* [Task brief] Skip any picture you find and retype all the remaining lines exactly.

-- Begin --

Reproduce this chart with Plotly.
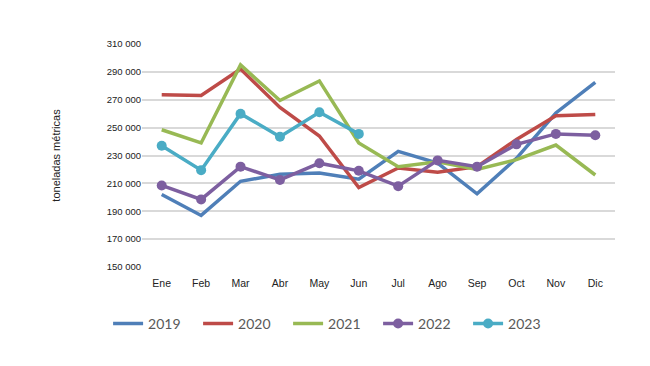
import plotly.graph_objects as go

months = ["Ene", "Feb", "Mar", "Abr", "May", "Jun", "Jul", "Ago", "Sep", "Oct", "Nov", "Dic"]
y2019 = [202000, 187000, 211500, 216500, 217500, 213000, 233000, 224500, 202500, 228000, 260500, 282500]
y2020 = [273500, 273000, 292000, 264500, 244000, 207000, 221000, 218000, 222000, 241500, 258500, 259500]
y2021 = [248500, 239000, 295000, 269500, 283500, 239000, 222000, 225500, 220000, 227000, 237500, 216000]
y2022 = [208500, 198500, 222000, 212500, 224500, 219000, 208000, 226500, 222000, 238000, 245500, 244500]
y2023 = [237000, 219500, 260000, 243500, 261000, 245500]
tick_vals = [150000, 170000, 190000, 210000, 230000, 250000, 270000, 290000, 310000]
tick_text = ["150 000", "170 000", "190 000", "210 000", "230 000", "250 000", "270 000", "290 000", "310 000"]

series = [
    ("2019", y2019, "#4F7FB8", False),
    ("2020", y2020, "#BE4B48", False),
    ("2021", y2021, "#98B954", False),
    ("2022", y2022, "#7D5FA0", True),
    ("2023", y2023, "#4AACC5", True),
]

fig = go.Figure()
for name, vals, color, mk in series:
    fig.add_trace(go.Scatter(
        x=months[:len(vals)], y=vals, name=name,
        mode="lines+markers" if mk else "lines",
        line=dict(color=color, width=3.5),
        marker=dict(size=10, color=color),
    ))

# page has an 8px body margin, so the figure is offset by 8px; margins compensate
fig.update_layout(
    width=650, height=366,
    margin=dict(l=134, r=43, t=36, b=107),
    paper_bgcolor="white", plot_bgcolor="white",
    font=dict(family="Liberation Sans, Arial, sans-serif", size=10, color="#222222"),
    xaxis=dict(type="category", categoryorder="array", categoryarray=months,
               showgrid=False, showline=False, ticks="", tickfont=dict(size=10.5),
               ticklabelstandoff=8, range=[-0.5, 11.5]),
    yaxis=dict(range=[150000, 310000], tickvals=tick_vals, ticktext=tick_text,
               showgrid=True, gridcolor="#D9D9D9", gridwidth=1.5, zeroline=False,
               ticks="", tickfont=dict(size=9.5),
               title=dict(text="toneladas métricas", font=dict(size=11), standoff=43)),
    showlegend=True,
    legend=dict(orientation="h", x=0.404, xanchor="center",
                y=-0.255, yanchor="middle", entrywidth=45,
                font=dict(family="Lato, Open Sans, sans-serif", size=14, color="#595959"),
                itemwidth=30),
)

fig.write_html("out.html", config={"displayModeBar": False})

-- End --

* [Task response]
Reproduce this chart with Plotly.
import plotly.graph_objects as go

months = ["Ene", "Feb", "Mar", "Abr", "May", "Jun", "Jul", "Ago", "Sep", "Oct", "Nov", "Dic"]
y2019 = [202000, 187000, 211500, 216500, 217500, 213000, 233000, 224500, 202500, 228000, 260500, 282500]
y2020 = [273500, 273000, 292000, 264500, 244000, 207000, 221000, 218000, 222000, 241500, 258500, 259500]
y2021 = [248500, 239000, 295000, 269500, 283500, 239000, 222000, 225500, 220000, 227000, 237500, 216000]
y2022 = [208500, 198500, 222000, 212500, 224500, 219000, 208000, 226500, 222000, 238000, 245500, 244500]
y2023 = [237000, 219500, 260000, 243500, 261000, 245500]
tick_vals = [150000, 170000, 190000, 210000, 230000, 250000, 270000, 290000, 310000]
tick_text = ["150 000", "170 000", "190 000", "210 000", "230 000", "250 000", "270 000", "290 000", "310 000"]

series = [
    ("2019", y2019, "#4F7FB8", False),
    ("2020", y2020, "#BE4B48", False),
    ("2021", y2021, "#98B954", False),
    ("2022", y2022, "#7D5FA0", True),
    ("2023", y2023, "#4AACC5", True),
]

fig = go.Figure()
for name, vals, color, mk in series:
    fig.add_trace(go.Scatter(
        x=months[:len(vals)], y=vals, name=name,
        mode="lines+markers" if mk else "lines",
        line=dict(color=color, width=3.5),
        marker=dict(size=10, color=color),
    ))

# page has an 8px body margin, so the figure is offset by 8px; margins compensate
fig.update_layout(
    width=650, height=366,
    margin=dict(l=134, r=43, t=36, b=107),
    paper_bgcolor="white", plot_bgcolor="white",
    font=dict(family="Liberation Sans, Arial, sans-serif", size=10, color="#222222"),
    xaxis=dict(type="category", categoryorder="array", categoryarray=months,
               showgrid=False, showline=False, ticks="", tickfont=dict(size=10.5),
               ticklabelstandoff=8, range=[-0.5, 11.5]),
    yaxis=dict(range=[150000, 310000], tickvals=tick_vals, ticktext=tick_text,
               showgrid=True, gridcolor="#D9D9D9", gridwidth=1.5, zeroline=False,
               ticks="", tickfont=dict(size=9.5),
               title=dict(text="toneladas métricas", font=dict(size=11), standoff=43)),
    showlegend=True,
    legend=dict(orientation="h", x=0.404, xanchor="center",
                y=-0.255, yanchor="middle", entrywidth=45,
                font=dict(family="Lato, Open Sans, sans-serif", size=14, color="#595959"),
                itemwidth=30),
)

fig.write_html("out.html", config={"displayModeBar": False})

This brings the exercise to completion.